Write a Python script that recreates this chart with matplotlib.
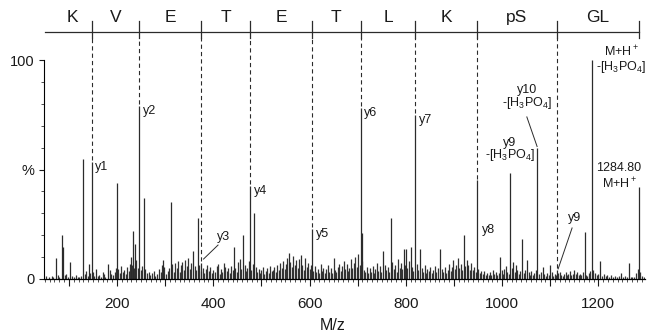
"""MS/MS spectrum of phosphopeptide with y-ion ladder annotation."""

import matplotlib

matplotlib.use("Agg")
import matplotlib.pyplot as plt
from matplotlib.ticker import MultipleLocator, FixedLocator, FuncFormatter

plt.rcParams["font.family"] = ["Liberation Sans", "DejaVu Sans"]
plt.rcParams["mathtext.fontset"] = "custom"
plt.rcParams["mathtext.rm"] = "Liberation Sans"
plt.rcParams["mathtext.it"] = "Liberation Sans:italic"

# residue ladder (read right to left on the y-ion series)
residues = ["K", "V", "E", "T", "E", "T", "L", "K", "pS", "GL"]
ladder_start = 69.0
y_ion_mz = [147.1, 246.2, 375.2, 476.3, 605.3, 706.4, 819.5, 947.6, 1114.6, 1284.8]
y_ion_int = [53.5, 79.0, 7.5, 42.5, 23.0, 78.0, 75.0, 45.0, 4.2]
y_ion_names = ["y1", "y2", "y3", "y4", "y5", "y6", "y7", "y8", "y9"]

# other prominent peaks
peak_mz = [73.2, 85.7, 87.8, 102.3, 129.3, 141.8, 156.4, 181.3, 200.0, 229.1,
           233.2, 237.4, 256.1, 295.6, 312.2, 357.9, 368.3, 443.1, 461.8, 484.7,
           557.4, 582.4, 708.5, 752.7, 769.4, 796.4, 800.5, 810.9, 829.6, 871.2,
           921.1, 927.3, 995.9, 1016.6, 1022.9, 1029.1, 1041.6, 1052.0, 1073.6,
           1085.2, 1099.8, 1171.6, 1186.8, 1203.7, 1247.3, 1263.9, 1284.8]
peak_int = [9.6, 20.0, 14.5, 7.8, 55.0, 6.8, 4.5, 6.8, 44.0, 10.0,
            22.0, 16.0, 37.0, 8.7, 35.0, 13.0, 28.0, 14.5, 20.0, 30.0,
            12.0, 11.0, 21.0, 13.0, 28.0, 13.7, 13.7, 14.6, 13.7, 13.7,
            20.0, 8.7, 10.0, 48.5, 7.8, 6.4, 18.3, 8.7, 60.0,
            5.5, 6.4, 21.5, 100.0, 8.2, 2.7, 7.3, 42.0]

# low-level background peaks
noise_mz = [52, 58, 64, 68, 77, 80, 91, 95, 98, 106, 110, 114, 118, 122, 126, 133,
            136, 139, 144, 151, 153, 160, 163, 166, 170, 173, 176, 185, 188, 191, 195,
            198, 203, 206, 209, 212, 215, 218, 221, 224, 226, 231, 235, 240, 243, 249,
            252, 259, 262, 266, 269, 272, 276, 279, 283, 287, 291, 294, 298, 301, 305,
            308, 315, 318, 321, 324, 327, 330, 333, 336, 339, 342, 345, 348, 351, 354,
            361, 364, 371, 374, 378, 381, 384, 388, 391, 394, 397, 400, 404, 407, 410,
            413, 416, 419, 422, 425, 428, 431, 434, 437, 440, 446, 449, 452, 455, 458,
            465, 468, 471, 474, 479, 482, 488, 491, 494, 497, 500, 503, 506, 509, 512,
            515, 518, 521, 524, 527, 530, 533, 536, 539, 542, 545, 548, 551, 554, 560,
            563, 566, 569, 572, 575, 578, 585, 588, 591, 594, 597, 600, 603, 608, 611,
            614, 617, 620, 623, 626, 629, 632, 635, 638, 641, 644, 647, 650, 653, 656,
            659, 662, 665, 668, 671, 674, 677, 680, 683, 686, 689, 692, 695, 698, 701,
            704, 710, 713, 716, 719, 722, 725, 728, 731, 734, 737, 740, 743, 746, 749,
            756, 759, 762, 765, 772, 775, 778, 781, 784, 787, 790, 793, 799, 803, 806,
            813, 816, 823, 826, 833, 836, 839, 842, 845, 848, 851, 854, 857, 860, 863,
            866, 875, 878, 881, 884, 887, 890, 893, 896, 899, 902, 905, 908, 911, 914,
            917, 924, 930, 933, 936, 939, 942, 945, 951, 954, 957, 960, 963, 966, 969,
            972, 975, 978, 981, 984, 987, 990, 993, 999, 1002, 1005, 1008, 1011, 1014,
            1020, 1026, 1032, 1035, 1038, 1045, 1048, 1055, 1058, 1061, 1064, 1067,
            1070, 1077, 1080, 1088, 1091, 1094, 1097, 1103, 1106, 1109, 1112, 1117,
            1120, 1123, 1126, 1129, 1132, 1135, 1138, 1141, 1144, 1147, 1150, 1153,
            1156, 1159, 1162, 1165, 1168, 1174, 1177, 1180, 1183, 1189, 1193, 1197,
            1200, 1207, 1211, 1215, 1219, 1223, 1227, 1231, 1235, 1239, 1243, 1251,
            1255, 1259, 1267, 1271, 1275, 1279, 1282, 1287, 1291, 1295]
noise_int = [1.2, 0.8, 1.5, 0.9, 2.0, 1.1, 1.6, 2.4, 1.0, 1.3, 0.8, 1.8, 1.0, 0.7, 1.2, 2.2,
             3.5, 1.4, 2.8, 3.0, 1.5, 1.2, 2.0, 1.1, 3.4, 2.1, 1.0, 4.0, 2.5, 1.8, 3.2,
             5.0, 4.4, 2.6, 5.8, 3.0, 4.1, 2.3, 5.5, 3.6, 7.0, 6.5, 4.8, 8.5, 5.0, 3.9,
             6.0, 4.5, 2.8, 3.4, 1.9, 2.6, 3.8, 1.5, 2.2, 4.6, 3.0, 6.2, 5.3, 2.4, 3.6,
             4.9, 6.8, 3.1, 7.5, 5.0, 8.2, 3.3, 6.4, 7.9, 4.2, 8.8, 6.1, 9.5, 4.4, 7.2,
             5.8, 4.0, 6.6, 3.5, 5.2, 2.9, 4.7, 6.3, 3.8, 5.5, 2.7, 4.1, 3.2, 5.9, 6.8,
             2.5, 4.4, 3.0, 7.1, 5.4, 3.6, 4.8, 2.6, 6.0, 3.9, 5.1, 3.3, 7.8, 9.0, 4.5,
             6.2, 3.7, 5.0, 8.0, 4.3, 6.9, 5.6, 3.4, 4.6, 2.8, 3.9, 5.3, 2.4, 3.7, 4.8,
             2.9, 6.1, 3.5, 4.2, 5.7, 3.1, 6.6, 4.0, 7.3, 5.2, 8.4, 4.7, 6.9, 9.8, 7.6,
             5.4, 10.5, 6.2, 8.9, 5.0, 9.3, 6.4, 4.1, 9.6, 5.7, 7.4, 4.6, 6.5, 3.8, 5.9,
             3.0, 4.6, 2.7, 6.8, 3.5, 5.1, 2.9, 4.4, 6.6, 3.2, 5.0, 2.6, 9.8, 4.3, 3.1,
             5.6, 7.0, 3.8, 6.1, 8.3, 4.5, 6.9, 3.6, 5.2, 9.0, 4.8, 7.5, 10.0, 5.3, 11.2,
             6.6, 8.0, 4.2, 3.0, 5.4, 2.6, 4.9, 3.3, 6.0, 2.8, 4.4, 7.2, 3.5, 5.8, 3.1,
             6.3, 4.0, 5.5, 3.2, 7.7, 4.6, 6.2, 3.4, 9.0, 5.1, 7.3, 4.4, 6.6, 4.9, 8.1,
             5.5, 3.7, 6.8, 4.1, 5.0, 3.3, 6.4, 2.9, 4.7, 3.5, 5.6, 2.7, 4.2, 6.0, 3.4,
             5.1, 4.5, 3.0, 5.3, 2.6, 4.0, 6.7, 3.6, 5.4, 8.6, 4.4, 6.2, 9.4, 5.0, 7.0,
             4.1, 5.8, 6.5, 3.9, 7.1, 4.3, 5.5, 3.2, 4.6, 2.8, 3.7, 2.2, 3.5, 1.9, 2.8,
             1.6, 3.0, 2.0, 4.2, 2.5, 3.3, 1.8, 2.7, 3.9, 2.3, 4.6, 6.0, 3.1, 2.4,
             5.2, 3.4, 4.0, 2.2, 3.6, 2.8, 4.1, 3.0, 2.0, 3.5, 1.8, 2.6,
             3.9, 2.4, 3.2, 2.1, 1.5, 2.7, 1.9, 3.0, 1.4, 2.3, 1.7, 2.8,
             3.4, 2.0, 1.5, 2.4, 3.1, 1.6, 2.2, 3.6, 1.8, 2.5, 4.0, 2.2,
             3.0, 1.6, 2.4, 1.7, 3.3, 2.0, 1.4, 2.6, 3.5, 4.2, 2.8, 1.6,
             2.1, 1.5, 2.3, 1.2, 1.8, 1.1, 1.6, 0.9, 1.4, 1.0, 1.3, 0.8,
             1.2, 0.9, 1.1, 0.8, 1.0, 2.6, 4.5, 3.0, 1.2, 0.8]

INK = "#2b2b2b"
LADDER_Y = 112.6
TEXT_Y = 119.6

fig = plt.figure(figsize=(6.51, 3.34), dpi=100)
ax = fig.add_axes([44 / 651, 55 / 334, 601 / 651, 219 / 334])
ax.set_xlim(48.3, 1297)
ax.set_ylim(0, 100)

ax.vlines(noise_mz, 0, noise_int, color="#333333", lw=0.9)
ax.vlines(peak_mz, 0, peak_int, color=INK, lw=0.9)
ax.vlines(y_ion_mz[:-1], 0, y_ion_int, color=INK, lw=0.9)

# sequence ladder on top
ax.plot([50.4, y_ion_mz[-1]], [LADDER_Y, LADDER_Y], color=INK, lw=0.9, clip_on=False)
for mz in y_ion_mz:
    ax.plot([mz, mz], [110.0, 117.8], color=INK, lw=0.9, clip_on=False)
for mz, top in zip(y_ion_mz[:-1], y_ion_int):
    ax.plot([mz, mz], [top + 0.8, 110.0], color=INK, lw=0.8,
            ls=(0, (3.8, 2.8)), clip_on=False)
bounds = [ladder_start] + y_ion_mz
for i, res in enumerate(residues):
    ax.text((bounds[i] + bounds[i + 1]) / 2, TEXT_Y, res, ha="center", va="center",
            fontsize=12.5, color="#1a1a1a", clip_on=False)

# y-ion labels right of the peak tops
for name, mz, top in zip(y_ion_names, y_ion_mz, y_ion_int):
    if name in ("y3", "y8", "y9"):
        continue
    ax.annotate(name, (mz, top), xytext=(2.5, 0.5), textcoords="offset points",
                ha="left", va="top", fontsize=9, color="#1a1a1a")
lab = dict(fontsize=9, color="#1a1a1a", ha="center", va="center")
ax.text(958.5, 22.4, "y8", **{**lab, "ha": "left"})
ax.text(422.3, 19.2, "y3", **lab)
ax.plot([379.7, 409.9], [9.1, 15.5], color=INK, lw=0.7)
ax.text(1151.7, 27.9, "y9", **lab)
ax.plot([1116.5, 1145.5], [4.6, 23.3], color=INK, lw=0.7)

ax.text(1016.7, 62.1, "y9", **lab)
ax.text(1016.7, 56.4, r"-[H$_3$PO$_4$]", **lab)
ax.text(1052.0, 86.3, "y10", **lab)
ax.text(1052.0, 80.4, r"-[H$_3$PO$_4$]", **lab)
ax.plot([1051.5, 1072.8], [74.0, 60.5], color=INK, lw=0.7)
ax.text(1247.3, 103.6, r"M+H$^+$", clip_on=False, **lab)
ax.text(1247.3, 96.8, r"-[H$_3$PO$_4$]", clip_on=False, **lab)
ax.text(1243.0, 50.7, "1284.80", **lab)
ax.text(1243.0, 43.3, r"M+H$^+$", **lab)

# axes styling
for side in ("top", "right"):
    ax.spines[side].set_visible(False)
ax.spines["left"].set_bounds(0, 100)
ax.spines["left"].set_linewidth(0.8)
ax.spines["bottom"].set_linewidth(0.9)

ax.xaxis.set_major_locator(MultipleLocator(100))
ax.xaxis.set_minor_locator(MultipleLocator(10))
ax.xaxis.set_major_formatter(FuncFormatter(lambda v, p: f"{v:.0f}" if v % 200 == 0 else ""))
ax.yaxis.set_major_locator(FixedLocator([0, 50, 100]))
ax.yaxis.set_minor_locator(MultipleLocator(10))
ax.set_yticklabels(["0", "%", "100"])
ax.tick_params(axis="x", which="major", length=5, width=0.8, pad=8, labelsize=11,
               colors="#1a1a1a")
ax.tick_params(axis="x", which="minor", length=2.2, width=0.6, colors="#333333")
ax.tick_params(axis="y", which="major", length=3.6, width=0.8, pad=3, labelsize=10.5,
               colors="#1a1a1a")
ax.tick_params(axis="y", which="minor", length=2.2, width=0.6, colors="#333333")

fig.text(333 / 651, 1 - 325 / 334, "M/z", ha="center", va="center", fontsize=11.5,
         color="#1a1a1a")

fig.savefig("out.png", dpi=100)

# # # # # # #

## Task to complete:
Leave out the pictures and restate, word for word, the lines from the top of the data through the line containing "5.5, 6.4, 21.5, 100.0, 8.2, 2.7, 7.3, 42.0]", both included.

## Response to this task:
Write a Python script that recreates this chart with matplotlib.
"""MS/MS spectrum of phosphopeptide with y-ion ladder annotation."""

import matplotlib

matplotlib.use("Agg")
import matplotlib.pyplot as plt
from matplotlib.ticker import MultipleLocator, FixedLocator, FuncFormatter

plt.rcParams["font.family"] = ["Liberation Sans", "DejaVu Sans"]
plt.rcParams["mathtext.fontset"] = "custom"
plt.rcParams["mathtext.rm"] = "Liberation Sans"
plt.rcParams["mathtext.it"] = "Liberation Sans:italic"

# residue ladder (read right to left on the y-ion series)
residues = ["K", "V", "E", "T", "E", "T", "L", "K", "pS", "GL"]
ladder_start = 69.0
y_ion_mz = [147.1, 246.2, 375.2, 476.3, 605.3, 706.4, 819.5, 947.6, 1114.6, 1284.8]
y_ion_int = [53.5, 79.0, 7.5, 42.5, 23.0, 78.0, 75.0, 45.0, 4.2]
y_ion_names = ["y1", "y2", "y3", "y4", "y5", "y6", "y7", "y8", "y9"]

# other prominent peaks
peak_mz = [73.2, 85.7, 87.8, 102.3, 129.3, 141.8, 156.4, 181.3, 200.0, 229.1,
           233.2, 237.4, 256.1, 295.6, 312.2, 357.9, 368.3, 443.1, 461.8, 484.7,
           557.4, 582.4, 708.5, 752.7, 769.4, 796.4, 800.5, 810.9, 829.6, 871.2,
           921.1, 927.3, 995.9, 1016.6, 1022.9, 1029.1, 1041.6, 1052.0, 1073.6,
           1085.2, 1099.8, 1171.6, 1186.8, 1203.7, 1247.3, 1263.9, 1284.8]
peak_int = [9.6, 20.0, 14.5, 7.8, 55.0, 6.8, 4.5, 6.8, 44.0, 10.0,
            22.0, 16.0, 37.0, 8.7, 35.0, 13.0, 28.0, 14.5, 20.0, 30.0,
            12.0, 11.0, 21.0, 13.0, 28.0, 13.7, 13.7, 14.6, 13.7, 13.7,
            20.0, 8.7, 10.0, 48.5, 7.8, 6.4, 18.3, 8.7, 60.0,
            5.5, 6.4, 21.5, 100.0, 8.2, 2.7, 7.3, 42.0]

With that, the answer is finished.